01 Oct Researcher Spotlight: Erik Ruzek, University of Virginia
Q&A with Erik Ruzek
Co-Principal Investigator, University of Virginia
Research Assistant Professor, Center for Advanced Study of Teaching and Learning,
Curry School of Education
The University of Virginia’s Erik Ruzek shares his perspective on the Early Learning Network’s research program, Fairfax Pre-Kindergarten to 3rd Grade, which examines educational practices and policies in one of the country’s fastest-growing and most diverse regions.
Ruzek is particularly focused on increasing our understanding of how children’s perceptions and motivations affect their learning and ongoing academic success.
Read the full Q & A below.
What is your role in the Early Learning Network?
I am a co-principal investigator on UVA’s Fairfax Pre-Kindergarten to 3rd Grade (FP-3) project. Working alongside a team of experienced early childhood experts, my primary role is focused on methodological and analytical decisions and efforts. My substantive interests are in students’ perceived experiences in school and their motivations.
I have led efforts to develop a new instrument to assess young children’s academic orientations, including their growth mindset, perceived academic competence, school enjoyment, and perceptions of teacher and peer relationships.
The UVA team collected this data through interviews when the children were in pre-K, and our psychometric evaluation of this pre-K data was recently accepted for publication in Early Childhood Research Quarterly. We’re excited to be part of the journal’s special issue on children’s learning perceptions, due to be released in early 2019.
What makes you most excited about the Early Learning Network?

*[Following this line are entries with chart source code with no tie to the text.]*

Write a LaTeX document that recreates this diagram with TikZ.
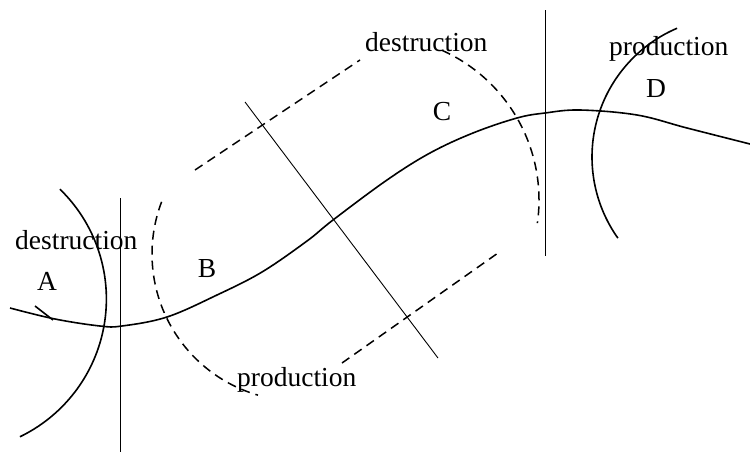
\documentclass[tikz,border=0pt]{standalone}
\usepackage{fontspec}
\setmainfont{Liberation Serif}
\begin{document}
\begin{tikzpicture}[x=1pt,y=-1pt,
  thick line/.style={line width=1.6pt},
  thin line/.style={line width=0.9pt},
  dash line/.style={line width=1.5pt,dash pattern=on 9pt off 6pt},
  lbl/.style={inner sep=0pt,font=\fontsize{27.5}{30}\selectfont}]
\useasboundingbox (0,0) rectangle (750,456);
% main curve
\draw[thick line] plot[smooth,tension=0.6] coordinates {(10,308) (55,319) (100,326) (122,326) (167,317) (217,295) (262,272) (307,241) (333,220) (387,180) (430,153) (473,133) (517,118) (545,113) (580,110) (637,115) (687,128) (750,144)};
% half arrow tick
\draw[thick line] (35,306) -- (53,320);
% vertical lines
\draw[thin line] (120,198) -- (120,452);
\draw[thin line] (545,10) -- (545,256);
% diagonal line
\draw[thin line] (245,102) -- (438,358);
% solid arcs
\draw[thick line] (-46.6,299) ++(-45.9:153) arc[start angle=-45.9,end angle=64.2,radius=153];
\draw[thick line] (732,157) ++(246.9:140) arc[start angle=246.9,end angle=144.6,radius=140];
% dashed arcs and lines
\draw[dash line] (299,254) ++(200.8:147) arc[start angle=200.8,end angle=106.2,radius=147];
\draw[dash line] (375,200) ++(-65.9:164) arc[start angle=-65.9,end angle=8.1,radius=164];
\draw[dash line] (195,170) -- (360,60);
\draw[dash line] (342,363) -- (498,253);
% labels
\node[lbl,anchor=base west] (d1) at (15,249) {destruction};
\node[lbl,anchor=base west] (d2) at (365,51) {destruction};
\node[lbl,anchor=base west] (p1) at (609,55) {production};
\node[lbl,anchor=base west] (p2) at (237,386) {production};
\node[lbl,anchor=base] (A) at (47,290) {A};
\node[lbl,anchor=base] (B) at (207,277) {B};
\node[lbl,anchor=base] (C) at (442,120) {C};
\node[lbl,anchor=base] (D) at (656,97) {D};
\end{tikzpicture}
\end{document}
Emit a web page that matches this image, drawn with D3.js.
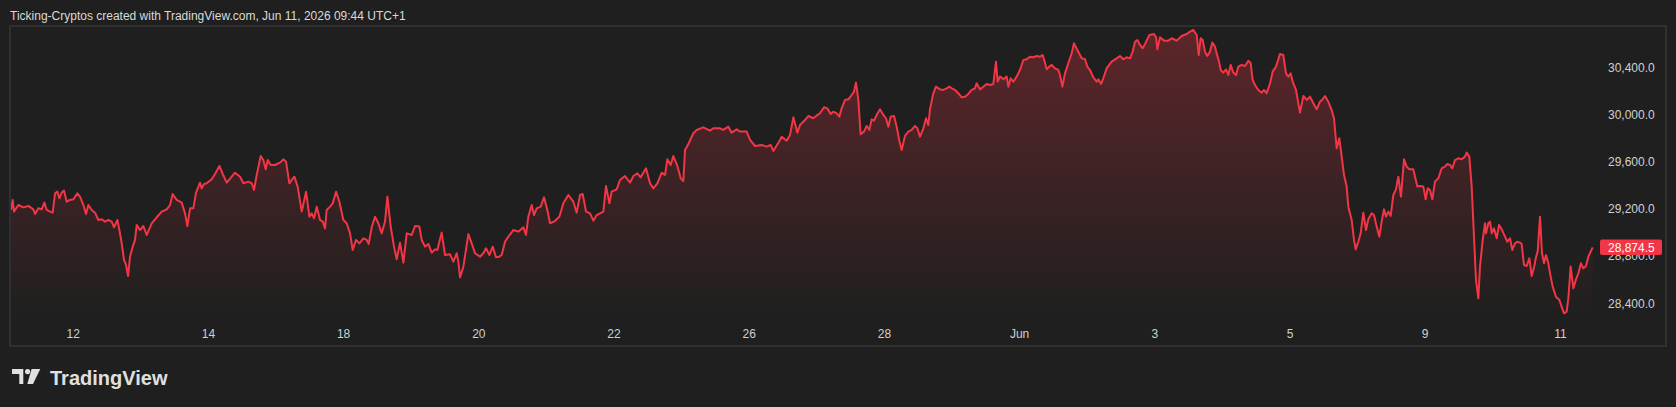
<!DOCTYPE html>
<html lang="en">
<head>
  <meta charset="UTF-8">
  <title>Ticking-Cryptos</title>
  <style>
    html, body { margin: 0; background: #1f1f1f; }
    svg { display: block; }
    .hdr { font: 12px "Liberation Sans", Arial, sans-serif; fill: #dadada; }
    .axis text { font: 12px "Liberation Sans", Arial, sans-serif; fill: #d0d0d0; }
    .axis path, .axis line { display: none; }
  </style>
</head>
<body>
  <svg width="1676" height="407"></svg>

  <script src="https://d3js.org/d3.v7.min.js"></script>
  <script>
    // time is in trading days, 0 = start of May 12 (weekends skipped)
    const weekMay11 = [[-0.912,29191],[-0.888,29275],[-0.868,29177],[-0.804,29233],[-0.730,29213],[-0.656,29225],[-0.582,29196],[-0.557,29157],[-0.508,29205],[-0.459,29196],[-0.419,29253],[-0.385,29191],[-0.335,29177],[-0.296,29168],[-0.261,29332],[-0.227,29346],[-0.197,29290],[-0.163,29338],[-0.128,29355],[-0.089,29261],[-0.040,29276],[0.010,29281],[0.069,29332],[0.108,29304],[0.158,29233],[0.197,29157],[0.232,29233],[0.281,29191],[0.330,29168],[0.380,29106],[0.429,29112],[0.478,29092],[0.528,29106],[0.577,29092],[0.611,29044],[0.661,29106],[0.700,28993],[0.725,28908],[0.759,28767],[0.789,28725],[0.819,28631],[0.848,28795],[0.888,28880],[0.922,28937],[0.947,29064],[0.996,29021],[1.045,29055],[1.095,28979],[1.169,29078],[1.243,29129],[1.317,29177],[1.391,29196],[1.440,29233],[1.479,29326],[1.538,29276],[1.612,29253],[1.662,29162],[1.696,29055],[1.736,29205],[1.785,29205],[1.824,29338],[1.884,29422],[1.908,29374],[1.943,29411],[1.982,29417],[2.056,29451],[2.105,29496],[2.170,29564],[2.219,29496],[2.278,29422],[2.352,29473],[2.401,29507],[2.475,29473],[2.525,29417],[2.599,29431],[2.648,29417],[2.682,29360],[2.722,29487],[2.781,29648],[2.820,29614],[2.855,29535],[2.885,29614],[2.929,29572],[2.993,29572],[3.067,29592],[3.116,29620],[3.156,29600],[3.205,29417],[3.240,29445],[3.279,29473],[3.328,29389],[3.388,29177],[3.452,29346],[3.501,29134],[3.536,29162],[3.570,29120],[3.610,29219],[3.659,29106],[3.698,29092],[3.733,29035],[3.757,29191],[3.807,29219],[3.846,29247],[3.896,29346],[3.945,29261]];

    const weekMay18 = [[4.004,29106],[4.053,29078],[4.103,28993],[4.142,28852],[4.191,28937],[4.241,28908],[4.300,28951],[4.349,28937],[4.379,28903],[4.423,29044],[4.472,29134],[4.522,29078],[4.571,28993],[4.620,29092],[4.655,29304],[4.704,29050],[4.753,28880],[4.793,28773],[4.842,28914],[4.892,28744],[4.941,28993],[5.015,28979],[5.064,29055],[5.128,29050],[5.163,28937],[5.212,28880],[5.261,28903],[5.310,28829],[5.360,28857],[5.394,28852],[5.458,28999],[5.508,28809],[5.582,28815],[5.631,28753],[5.680,28824],[5.705,28753],[5.730,28620],[5.779,28710],[5.853,28987],[5.902,28908],[5.952,28824],[6.025,28795],[6.075,28824],[6.114,28866],[6.164,28809],[6.213,28880],[6.262,28790],[6.311,28795],[6.346,28809],[6.395,28922],[6.445,28965],[6.519,29021],[6.593,29007],[6.666,29044],[6.706,28979],[6.740,29134],[6.790,29233],[6.824,29148],[6.864,29205],[6.923,29219],[6.972,29298],[7.021,29191],[7.061,29078],[7.120,29092],[7.199,29134],[7.258,29247],[7.332,29318],[7.406,29261],[7.455,29168],[7.505,29318],[7.544,29326],[7.594,29177],[7.653,29162],[7.702,29100],[7.751,29148],[7.801,29162],[7.850,29177],[7.889,29394],[7.939,29247],[7.973,29346],[8.047,29366],[8.096,29445],[8.170,29479],[8.244,29422],[8.294,29479],[8.353,29501],[8.402,29468],[8.481,29544],[8.540,29417],[8.590,29374],[8.649,29417],[8.713,29507],[8.762,29487],[8.797,29620],[8.846,29572],[8.885,29648],[8.945,29564],[8.994,29459]];

    const weekMay25 = [[9.033,29437],[9.058,29699],[9.107,29750],[9.181,29841],[9.231,29869],[9.329,29891],[9.428,29863],[9.477,29883],[9.576,29883],[9.625,29869],[9.699,29897],[9.748,29846],[9.822,29874],[9.872,29855],[9.970,29855],[10.020,29784],[10.094,29733],[10.192,29742],[10.266,29728],[10.325,29742],[10.365,29691],[10.463,29784],[10.488,29812],[10.562,29778],[10.611,29826],[10.661,29976],[10.720,29846],[10.759,29911],[10.833,29954],[10.882,29987],[10.956,29968],[11.030,30002],[11.055,30010],[11.114,30061],[11.163,30052],[11.213,30004],[11.252,30024],[11.301,30010],[11.341,29982],[11.375,30052],[11.425,30123],[11.474,30129],[11.523,30165],[11.558,30194],[11.587,30270],[11.622,30123],[11.656,29832],[11.706,29855],[11.745,29903],[11.785,29869],[11.819,29959],[11.854,29948],[11.893,29996],[11.942,30044],[11.992,29996],[12.031,29968],[12.066,29897],[12.100,29982],[12.150,29987],[12.189,29897],[12.228,29778],[12.263,29699],[12.312,29818],[12.362,29855],[12.411,29869],[12.460,29903],[12.495,29883],[12.534,29812],[12.584,29883],[12.623,29968],[12.657,29911],[12.682,30044],[12.731,30180],[12.771,30236],[12.830,30213],[12.879,30208],[12.929,30222],[12.968,30236],[13.003,30222],[13.052,30208],[13.101,30180],[13.151,30146],[13.200,30151],[13.249,30174],[13.298,30208],[13.348,30222],[13.372,30264],[13.422,30213],[13.471,30236],[13.520,30259],[13.570,30250],[13.619,30259],[13.658,30448],[13.683,30278],[13.718,30321],[13.767,30298],[13.816,30321],[13.841,30236],[13.875,30307],[13.915,30278],[13.964,30321]];

    const weekJun1 = [[14.013,30377],[14.063,30462],[14.112,30468],[14.161,30490],[14.211,30485],[14.260,30496],[14.309,30490],[14.349,30504],[14.383,30439],[14.408,30383],[14.447,30406],[14.482,30420],[14.531,30391],[14.581,30377],[14.605,30335],[14.640,30236],[14.679,30349],[14.728,30434],[14.778,30518],[14.812,30603],[14.862,30547],[14.926,30476],[14.975,30468],[15.009,30406],[15.049,30377],[15.098,30315],[15.148,30278],[15.172,30298],[15.212,30259],[15.246,30307],[15.295,30391],[15.369,30448],[15.443,30476],[15.493,30496],[15.542,30468],[15.591,30485],[15.641,30476],[15.680,30533],[15.715,30617],[15.749,30631],[15.789,30589],[15.828,30561],[15.863,30598],[15.927,30674],[15.996,30682],[16.026,30654],[16.045,30552],[16.084,30654],[16.144,30626],[16.208,30626],[16.257,30646],[16.331,30626],[16.405,30665],[16.479,30682],[16.528,30702],[16.578,30716],[16.627,30674],[16.657,30504],[16.686,30646],[16.715,30631],[16.750,30533],[16.784,30496],[16.824,30533],[16.858,30609],[16.898,30575],[16.923,30518],[16.957,30448],[16.982,30377],[17.021,30355],[17.061,30383],[17.095,30335],[17.130,30420],[17.169,30355],[17.209,30335],[17.243,30406],[17.292,30420],[17.342,30411],[17.391,30456],[17.426,30434],[17.455,30293],[17.490,30250],[17.539,30208],[17.588,30185],[17.623,30208],[17.662,30180],[17.712,30264],[17.751,30363],[17.800,30406],[17.859,30513],[17.909,30504],[17.948,30349],[17.983,30321],[18.017,30349],[18.047,30278],[18.096,30208],[18.155,30016],[18.205,30157],[18.254,30123],[18.303,30151],[18.353,30095],[18.402,30044],[18.451,30109],[18.491,30129],[18.525,30157],[18.574,30109],[18.624,30038],[18.658,29968],[18.698,29713],[18.737,29798],[18.772,29643],[18.806,29487],[18.846,29389],[18.870,29219],[18.920,29106],[18.954,28937],[18.979,28857]];

    const weekJun8 = [[19.018,28922],[19.053,28993],[19.092,29168],[19.132,29021],[19.166,29112],[19.215,29162],[19.250,29148],[19.289,29050],[19.329,28965],[19.363,29092],[19.398,29196],[19.428,29134],[19.462,29177],[19.497,29140],[19.536,29318],[19.575,29366],[19.610,29473],[19.649,29304],[19.694,29620],[19.733,29558],[19.773,29535],[19.832,29535],[19.857,29473],[19.891,29389],[19.930,29394],[19.980,29389],[20.014,29281],[20.044,29374],[20.078,29360],[20.113,29281],[20.152,29431],[20.202,29459],[20.251,29544],[20.300,29558],[20.335,29581],[20.374,29572],[20.409,29544],[20.448,29614],[20.497,29629],[20.547,29620],[20.596,29643],[20.621,29677],[20.660,29643],[20.695,29389],[20.729,28965],[20.759,28597],[20.793,28442],[20.818,28711],[20.858,28937],[20.892,29078],[20.907,28993],[20.941,29078],[20.966,29092],[20.991,28993],[21.025,29035],[21.065,28951],[21.099,29064],[21.139,29027],[21.188,28965],[21.223,28922],[21.262,28951],[21.296,28852],[21.336,28908],[21.370,28922],[21.410,28914],[21.434,28903],[21.469,28725],[21.508,28716],[21.548,28781],[21.582,28631],[21.622,28716],[21.646,28790],[21.671,28838],[21.706,29134],[21.735,28824],[21.765,28739],[21.794,28809],[21.829,28739],[21.854,28654],[21.893,28541],[21.942,28456],[21.992,28428],[22.026,28372],[22.061,28315],[22.100,28329],[22.125,28442],[22.159,28711],[22.199,28527],[22.238,28603],[22.273,28654],[22.312,28739],[22.347,28696],[22.386,28716],[22.421,28795],[22.455,28838],[22.485,28874.5]];

    const xTickDays = [0, 2, 4, 6, 8, 10, 12, 14, 16, 18, 20, 22];
    const xTickLabels = ["12", "14", "18", "20", "22", "26", "28", "Jun", "3", "5", "9", "11"];
    const yTicks = [28400, 28800, 29200, 29600, 30000, 30400];

    const series = [].concat(weekMay11, weekMay18, weekMay25, weekJun1, weekJun8);
    const lastPrice = series[series.length - 1][1];

    const red = "#f23645";
    const svg = d3.select("svg");

    const paneTop = 27, paneBottom = 318, paneLeft = 11, paneRight = 1598;

    const x = d3.scaleLinear().domain([0, 22]).range([72.7, 1559.9]);
    const y = d3.scaleLinear().domain([28400, 30400]).range([303.3, 67.3]);

    // header
    svg.append("text")
      .attr("class", "hdr")
      .attr("x", 10)
      .attr("y", 19.5)
      .text("Ticking-Cryptos created with TradingView.com, Jun 11, 2026 09:44 UTC+1");

    // frame
    svg.append("rect")
      .attr("x", 10).attr("y", 26)
      .attr("width", 1656).attr("height", 320)
      .attr("fill", "none")
      .attr("stroke", "#2f2f2f")
      .attr("stroke-width", 2);

    const defs = svg.append("defs");
    defs.append("clipPath").attr("id", "pane")
      .append("rect")
      .attr("x", paneLeft).attr("y", paneTop)
      .attr("width", paneRight - paneLeft).attr("height", paneBottom - paneTop);

    const grad = defs.append("linearGradient")
      .attr("id", "fillGrad")
      .attr("gradientUnits", "userSpaceOnUse")
      .attr("x1", 0).attr("y1", paneTop)
      .attr("x2", 0).attr("y2", paneBottom);
    grad.append("stop").attr("offset", 0).attr("stop-color", red).attr("stop-opacity", 0.3);
    grad.append("stop").attr("offset", 1).attr("stop-color", red).attr("stop-opacity", 0);

    const area = d3.area()
      .x(d => x(d[0]))
      .y0(paneBottom)
      .y1(d => y(d[1]));

    const line = d3.line()
      .x(d => x(d[0]))
      .y(d => y(d[1]));

    const plot = svg.append("g").attr("clip-path", "url(#pane)");

    plot.append("path")
      .datum(series)
      .attr("d", area)
      .attr("fill", "url(#fillGrad)");

    plot.append("path")
      .datum(series)
      .attr("d", line)
      .attr("fill", "none")
      .attr("stroke", red)
      .attr("stroke-width", 2)
      .attr("stroke-linejoin", "round");

    // price scale
    svg.append("g")
      .attr("class", "axis")
      .attr("transform", "translate(1608,0)")
      .call(d3.axisRight(y)
        .tickValues(yTicks)
        .tickSize(0)
        .tickPadding(0)
        .tickFormat(d3.format(",.1f")));

    // time scale
    svg.append("g")
      .attr("class", "axis")
      .attr("transform", "translate(0,326)")
      .call(d3.axisBottom(x)
        .tickValues(xTickDays)
        .tickSize(0)
        .tickPadding(3)
        .tickFormat((d, i) => xTickLabels[i]));

    // last price label
    const ly = y(lastPrice);
    svg.append("rect")
      .attr("x", 1600).attr("y", ly - 7.8)
      .attr("width", 62).attr("height", 15.6)
      .attr("rx", 2)
      .attr("fill", red);
    svg.append("text")
      .attr("x", 1608).attr("y", ly)
      .attr("dy", "0.36em")
      .attr("fill", "#ffffff")
      .style("font", "12px 'Liberation Sans', Arial, sans-serif")
      .text(d3.format(",.1f")(lastPrice));

    // TradingView logo
    const logo = svg.append("g").attr("transform", "translate(12,369)").attr("fill", "#e0e0e0");
    logo.append("path").attr("d", "M0,0 H11.3 V15 H7.3 V5 H0 Z");
    logo.append("circle").attr("cx", 15.6).attr("cy", 2.6).attr("r", 2.6);
    logo.append("path").attr("d", "M19.6,0 H28.3 L21,15 H15.3 Z");
    svg.append("text")
      .attr("x", 50).attr("y", 384.5)
      .attr("fill", "#e0e0e0")
      .style("font", "bold 20px 'Liberation Sans', Arial, sans-serif")
      .text("TradingView");
  </script>
</body>
</html>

It’s very exciting to be part of a group of incredibly smart, dedicated and experienced scholars working across multiple locations to better understand the importance and impact of children’s early learning. The efforts across these different research teams and sites, collectively considered, will advance our understanding of children’s experiences in pre-K and the early grades with great potential to contribute to policy and practice.
What strengths or distinctive attributes does the UVA team bring to the Early Learning Network?
The FP-3 project takes place in one of the largest school districts in the U.S., which serves an incredibly diverse group of children and families. The students in our study come from linguistically diverse households with 53 percent speaking a home language other than English.
Last year, we were collecting data on 2,500 children in 450 kindergarten classrooms. We will continue to follow these children for the next three years. That’s a lot of data.
To this context, we are focused on identifying holes in our knowledge about children’s academic and social experiences in classrooms. This leads us to pursue ideas and invent measures that can help us better understand the early schooling experience.
What challenges have you encountered thus far in your project?
The size and scope of this project present a constant challenge. For example, how do we get into 450 classrooms in a three-month window? Can we possibly add another direct child assessment measure when we have a limited amount of time to assess 2,500 children? These are the types of questions we ask ourselves at many of our project meetings.
We are fortunate to have incredible staff who carry out much of the day-to-day work, and who almost never say no to us when we want to try something new, different or what some might call crazy!
What are you most looking forward to in the coming months?
I am excited about two things. First, we are undertaking significant work to improve the academic orientations instrument after analyzing the pre-K data and administering it again in kindergarten. We are just beginning to analyze the new kindergarten data. Based on these results, I look forward to developing and strengthening the measure further so we can use it to study children’s academic orientations over time.
Second, I am exploring methods for analyzing child outcome data longitudinally that will enable our team to estimate a classroom’s unique influence on children’s learning and development in the year they were in that classroom, as well as that classroom’s residual influence in subsequent years.